Sei que ontem acordei feliz e fui andar pelos ghats.
E minha caminhada, como sempre, parecia uma corrida de revezamento. Alguém
vinha conversar e ia me seguindo. Quando eu pedia para ficar sozinha, a pessoa
saía e logo outra grudava em mim. Depois outra, depois outra. Na última, eu, já
irritada, comecei a falar para o rapaz: “Por que é tão difícil andar sozinha?
Por que todo mundo tem que te seguir o tempo inteiro?” Ele me respondeu que, se
eu não queria conversar, não deveria olhar na cara das pessoas. E simplesmente
dizer que me deixassem em paz. “Mas eu até gosto de conversar, eu só não quero
que me sigam!” – respondi e saí sozinha, chegando, sem querer, ao maior ghat de cremação. Fiquei por um tempo
sentada, olhando os corpos serem queimados. Diante dessa imagem tão concreta da
impermanência das coisas, deixei a irritação passar.
Então andei mais um pouco, desta vez no sentido
contrário, sentei-me em uma murada qualquer e novamente o último rapaz
apareceu. Chamou-me para sentar à margem do rio.
- Estou bem aqui, obrigada.
- Lá você pode ficar sossegada, olhar o rio.
- Mas eu estou bem aqui.
- Como é seu nome?
- Lian. E o seu?
- Carlos.
- Carlos?
- É.
- Carlos?!
- Isso.
- Não me parece um nome indiano.
- Meu nome indiano é Babu. Carlos é o nome que um
canadense me deu. Venha! No se pasa nada!
Então pensei “por que não?” e fui. Carlos e seus
amigos tomavam banho de rio, só de cueca. Eles soltavam gritos e riam, como
crianças. Não. Como brasileiros. E passavam um óleo no corpo. E passavam o
mesmo óleo em seus cordões de meditação. E me contavam como o rio era sagrado e
não era sujo.
Até que resolvi me levantar e continuar a caminhada.
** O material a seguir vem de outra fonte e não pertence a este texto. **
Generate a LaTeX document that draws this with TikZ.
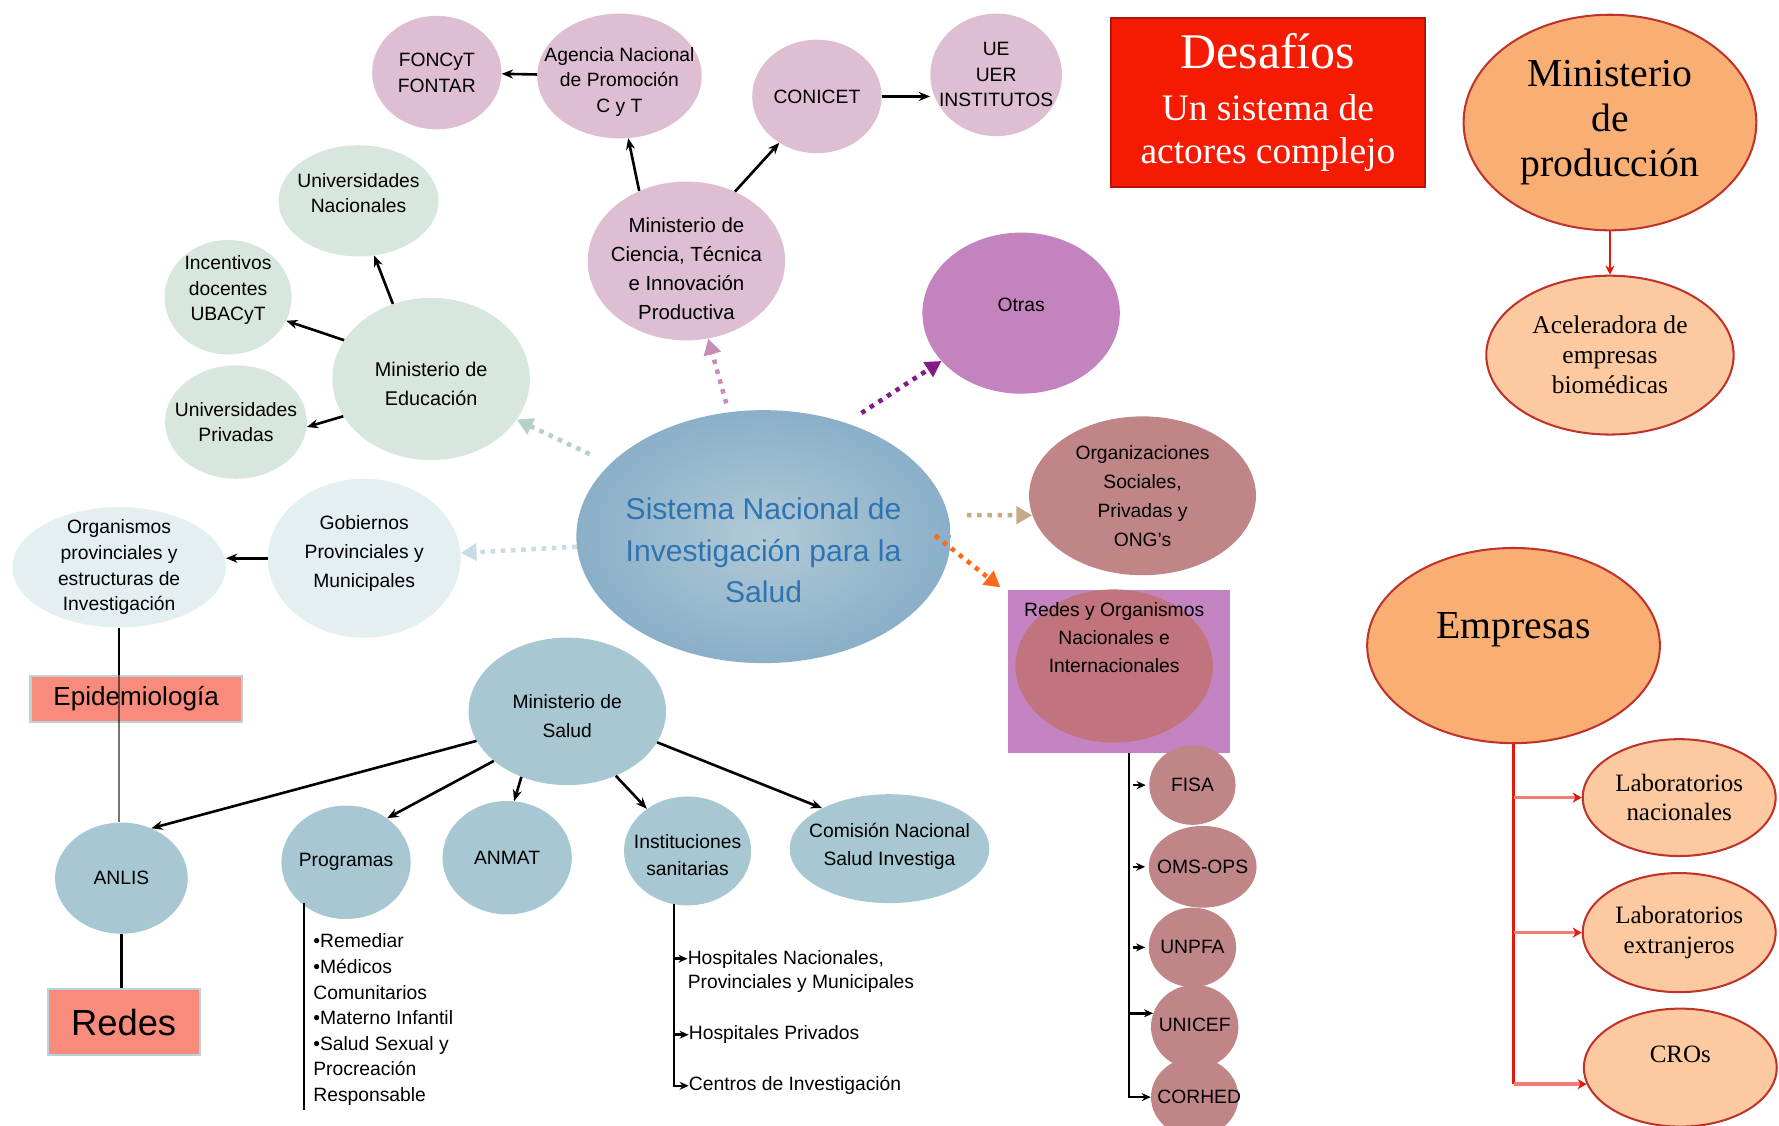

- Quando te vejo de novo? – ele perguntou, como
perguntam todos aqui, sem imaginar que é essa talvez a pergunta que, mesmo no
meu cotidiano, é a que mais detesto que me façam. Odeio que me comprometam sem
que eu me tenha comprometido.
- Nos vemos por aí. – respondi vaga, porém
verdadeiramente. A gente sempre esbarra em todo mundo de novo.
E, como começaria minha primeira aula de yoga na
cidade, deixei que me arrastassem para algumas lojas e comprei calças e
camisetas. Depois almocei em silêncio no lugar de sempre – já tenho um lugar de
sempre – e resolvi passar no hostel para me trocar. No caminho, porém,
encontrei uma cerimônia hinduísta só de mulheres. Elas falavam e cantavam.
Sentei-me ao lado e fiquei. Uma delas me ofereceu o bindi, aquela manchinha
vermelha que eles colocam no terceiro olho. Aceitei. E de alguma forma me senti
aceita, também. Saindo dali, encontrei o finlandês que eu conhecera no dia
anterior e conversamos até a hora da minha aula. Cheguei meia hora mais cedo,
pensando em descansar, esperar e folhear alguns livros de yoga, mas o professor
logo me colocou para fazer algumas respirações. E depois de duas horas de aula,
me avisou:
- Tem comida para você. Aqui sempre tem jantar para
os alunos depois da aula.
É quase impossível me oferecerem comida e eu não
ficar feliz. Mas naquele momento fiquei incrédula, pensando que tudo que eu não
queria era jantar às seis da tarde, depois de me movimentar por duas horas.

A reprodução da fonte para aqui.